=== Task goal ===
Drop the images; return everything else in the listing below exactly.

=== Dataset content ===
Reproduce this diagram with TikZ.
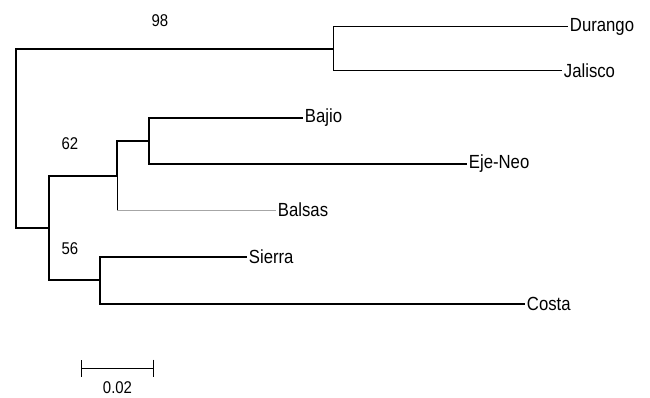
\documentclass[tikz,border=0pt]{standalone}
\usepackage{fontspec}
\setmainfont{Liberation Sans}
\usetikzlibrary{arrows.meta,calc}
\tikzset{
  branch/.style={line width=1.7pt},
  thinbranch/.style={line width=1pt},
  greybranch/.style={line width=0.6pt, draw=black!35},
  taxon/.style={anchor=west, inner sep=2pt, xscale=0.88, transform shape,
    font=\fontsize{19}{21}\selectfont},
  boot/.style={inner sep=0pt, xscale=0.88, transform shape,
    font=\fontsize{17}{19}\selectfont}
}
\begin{document}
\begin{tikzpicture}[x=1pt, y=-1pt]
      \useasboundingbox (0,0) rectangle (650,398);
      \coordinate (root) at (16,138);
      \coordinate (n98) at (333,49);
      \coordinate (nlow) at (49,228);
      \coordinate (n62) at (117,176);
      \coordinate (nbe) at (149,141);
      \coordinate (n56) at (100,280);
      \draw
        (568,27) node[taxon] (dur){Durango}
        (562,71) node[taxon] (jal){Jalisco}
        (303,118) node[taxon] (baj){Bajio}
        (467,164) node[taxon] (eje){Eje-Neo}
        (276,210) node[taxon] (bal){Balsas}
        (247,257) node[taxon] (sie){Sierra}
        (525,304) node[taxon] (cos){Costa};
      \draw
        (160,21) node[boot] (b98){98}
        (70,144) node[boot] (b62){62}
        (70,249) node[boot] (b56){56};
      \begin{scope}[branch]
        \draw (root) |- (n98);
        \draw (root) |- (nlow);
        \draw (nlow) |- (n62);
        \draw (nlow) |- (n56);
        \draw (n62) |- (nbe);
        \draw (nbe) |- (baj.west);
        \draw (nbe) |- (eje.west);
        \draw (n56) |- (sie.west);
        \draw (n56) |- (cos.west);
      \end{scope}
      \begin{scope}[thinbranch]
        \draw (n98) |- (dur.west);
        \draw (n98) |- (jal.west);
      \end{scope}
      \draw[greybranch] (n62) |- (bal.west);
      \draw[thinbranch] (n62) -- (n62 |- bal.west);
      % scale bar
      \coordinate (sbl) at (81,368);
      \coordinate (sbr) at (154,368);
      \draw[thinbranch, {Bar[width=17pt]}-{Bar[width=17pt]}] (sbl) -- (sbr);
      \node[boot] (sblab) at ($(sbl)!0.5!(sbr)+(0,20)$) {0.02};
\end{tikzpicture}
\end{document}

=== Response for this exercise ===
Reproduce this diagram with TikZ.
\documentclass[tikz,border=0pt]{standalone}
\usepackage{fontspec}
\setmainfont{Liberation Sans}
\usetikzlibrary{arrows.meta,calc}
\tikzset{
  branch/.style={line width=1.7pt},
  thinbranch/.style={line width=1pt},
  greybranch/.style={line width=0.6pt, draw=black!35},
  taxon/.style={anchor=west, inner sep=2pt, xscale=0.88, transform shape,
    font=\fontsize{19}{21}\selectfont},
  boot/.style={inner sep=0pt, xscale=0.88, transform shape,
    font=\fontsize{17}{19}\selectfont}
}
\begin{document}
\begin{tikzpicture}[x=1pt, y=-1pt]
      \useasboundingbox (0,0) rectangle (650,398);
      \coordinate (root) at (16,138);
      \coordinate (n98) at (333,49);
      \coordinate (nlow) at (49,228);
      \coordinate (n62) at (117,176);
      \coordinate (nbe) at (149,141);
      \coordinate (n56) at (100,280);
      \draw
        (568,27) node[taxon] (dur){Durango}
        (562,71) node[taxon] (jal){Jalisco}
        (303,118) node[taxon] (baj){Bajio}
        (467,164) node[taxon] (eje){Eje-Neo}
        (276,210) node[taxon] (bal){Balsas}
        (247,257) node[taxon] (sie){Sierra}
        (525,304) node[taxon] (cos){Costa};
      \draw
        (160,21) node[boot] (b98){98}
        (70,144) node[boot] (b62){62}
        (70,249) node[boot] (b56){56};
      \begin{scope}[branch]
        \draw (root) |- (n98);
        \draw (root) |- (nlow);
        \draw (nlow) |- (n62);
        \draw (nlow) |- (n56);
        \draw (n62) |- (nbe);
        \draw (nbe) |- (baj.west);
        \draw (nbe) |- (eje.west);
        \draw (n56) |- (sie.west);
        \draw (n56) |- (cos.west);
      \end{scope}
      \begin{scope}[thinbranch]
        \draw (n98) |- (dur.west);
        \draw (n98) |- (jal.west);
      \end{scope}
      \draw[greybranch] (n62) |- (bal.west);
      \draw[thinbranch] (n62) -- (n62 |- bal.west);
      % scale bar
      \coordinate (sbl) at (81,368);
      \coordinate (sbr) at (154,368);
      \draw[thinbranch, {Bar[width=17pt]}-{Bar[width=17pt]}] (sbl) -- (sbr);
      \node[boot] (sblab) at ($(sbl)!0.5!(sbr)+(0,20)$) {0.02};
\end{tikzpicture}
\end{document}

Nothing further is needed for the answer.